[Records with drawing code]
------------------------------

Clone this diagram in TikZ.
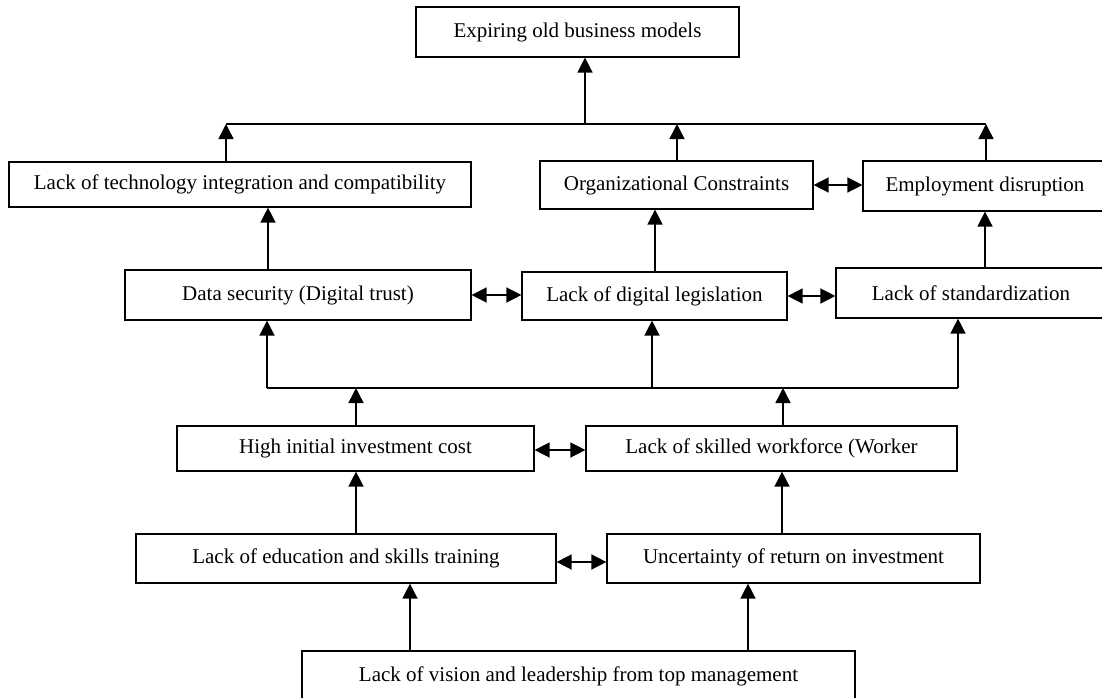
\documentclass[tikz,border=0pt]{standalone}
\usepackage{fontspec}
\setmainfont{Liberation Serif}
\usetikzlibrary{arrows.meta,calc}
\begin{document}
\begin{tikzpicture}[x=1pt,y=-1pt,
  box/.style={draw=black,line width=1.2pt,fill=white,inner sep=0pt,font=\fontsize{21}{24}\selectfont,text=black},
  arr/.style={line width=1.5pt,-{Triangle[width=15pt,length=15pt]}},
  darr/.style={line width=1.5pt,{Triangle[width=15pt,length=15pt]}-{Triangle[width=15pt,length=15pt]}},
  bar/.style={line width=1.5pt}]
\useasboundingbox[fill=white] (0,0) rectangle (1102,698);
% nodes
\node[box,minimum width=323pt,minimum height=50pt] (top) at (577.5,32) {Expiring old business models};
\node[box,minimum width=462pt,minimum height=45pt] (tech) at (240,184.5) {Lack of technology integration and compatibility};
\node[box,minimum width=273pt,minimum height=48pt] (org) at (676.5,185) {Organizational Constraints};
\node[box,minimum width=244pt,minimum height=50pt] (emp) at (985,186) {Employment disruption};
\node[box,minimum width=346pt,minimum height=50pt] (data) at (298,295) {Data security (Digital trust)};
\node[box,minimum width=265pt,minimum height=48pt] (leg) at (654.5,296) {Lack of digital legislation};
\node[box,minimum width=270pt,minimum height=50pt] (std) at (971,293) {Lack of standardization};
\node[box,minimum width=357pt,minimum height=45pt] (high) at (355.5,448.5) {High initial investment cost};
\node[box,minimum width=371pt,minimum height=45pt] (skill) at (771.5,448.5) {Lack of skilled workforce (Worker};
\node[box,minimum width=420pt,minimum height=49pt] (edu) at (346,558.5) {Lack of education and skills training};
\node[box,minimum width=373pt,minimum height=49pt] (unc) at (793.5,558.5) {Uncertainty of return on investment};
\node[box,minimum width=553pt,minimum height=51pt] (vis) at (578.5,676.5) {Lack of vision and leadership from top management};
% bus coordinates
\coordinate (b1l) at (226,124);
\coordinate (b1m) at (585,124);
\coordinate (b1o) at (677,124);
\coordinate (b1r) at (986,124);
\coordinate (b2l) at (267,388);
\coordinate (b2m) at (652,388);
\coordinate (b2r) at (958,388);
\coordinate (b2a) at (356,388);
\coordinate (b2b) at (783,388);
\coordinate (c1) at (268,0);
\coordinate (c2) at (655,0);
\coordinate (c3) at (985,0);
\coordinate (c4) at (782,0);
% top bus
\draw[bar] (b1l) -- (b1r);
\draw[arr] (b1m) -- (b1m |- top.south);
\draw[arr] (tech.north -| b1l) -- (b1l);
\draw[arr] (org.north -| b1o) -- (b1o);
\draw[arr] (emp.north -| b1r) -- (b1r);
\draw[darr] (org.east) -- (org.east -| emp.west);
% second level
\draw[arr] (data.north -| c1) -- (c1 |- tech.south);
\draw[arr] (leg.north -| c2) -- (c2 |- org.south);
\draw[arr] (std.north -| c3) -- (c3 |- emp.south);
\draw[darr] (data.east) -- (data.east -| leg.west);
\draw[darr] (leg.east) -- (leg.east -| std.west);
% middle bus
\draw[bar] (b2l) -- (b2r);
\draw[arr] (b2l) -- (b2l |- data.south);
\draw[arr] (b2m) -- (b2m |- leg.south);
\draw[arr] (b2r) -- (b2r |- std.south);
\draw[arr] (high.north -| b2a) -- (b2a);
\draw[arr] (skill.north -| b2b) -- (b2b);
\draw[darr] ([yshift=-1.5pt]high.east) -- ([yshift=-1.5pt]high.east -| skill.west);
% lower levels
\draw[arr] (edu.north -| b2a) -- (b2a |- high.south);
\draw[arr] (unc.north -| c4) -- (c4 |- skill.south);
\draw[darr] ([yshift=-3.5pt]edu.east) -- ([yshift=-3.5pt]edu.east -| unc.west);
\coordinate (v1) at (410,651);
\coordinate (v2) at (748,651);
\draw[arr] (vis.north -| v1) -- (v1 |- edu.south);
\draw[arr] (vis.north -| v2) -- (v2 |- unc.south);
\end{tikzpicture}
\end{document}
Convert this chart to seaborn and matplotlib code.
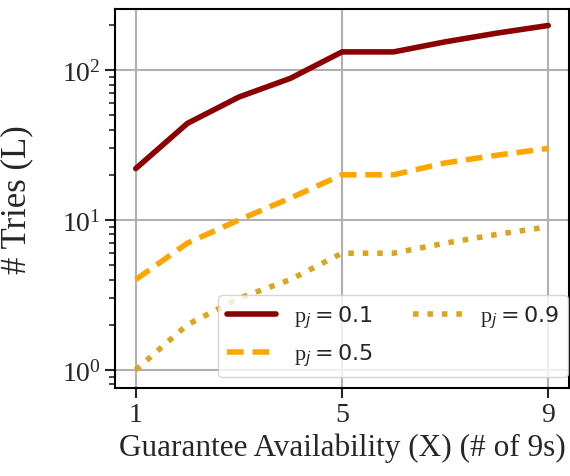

------------------------------

▶ _Problem requirements_: Determine how many lines of the entries above carry the string "this", and give that number alone.

▶ _Exercise solution_: 2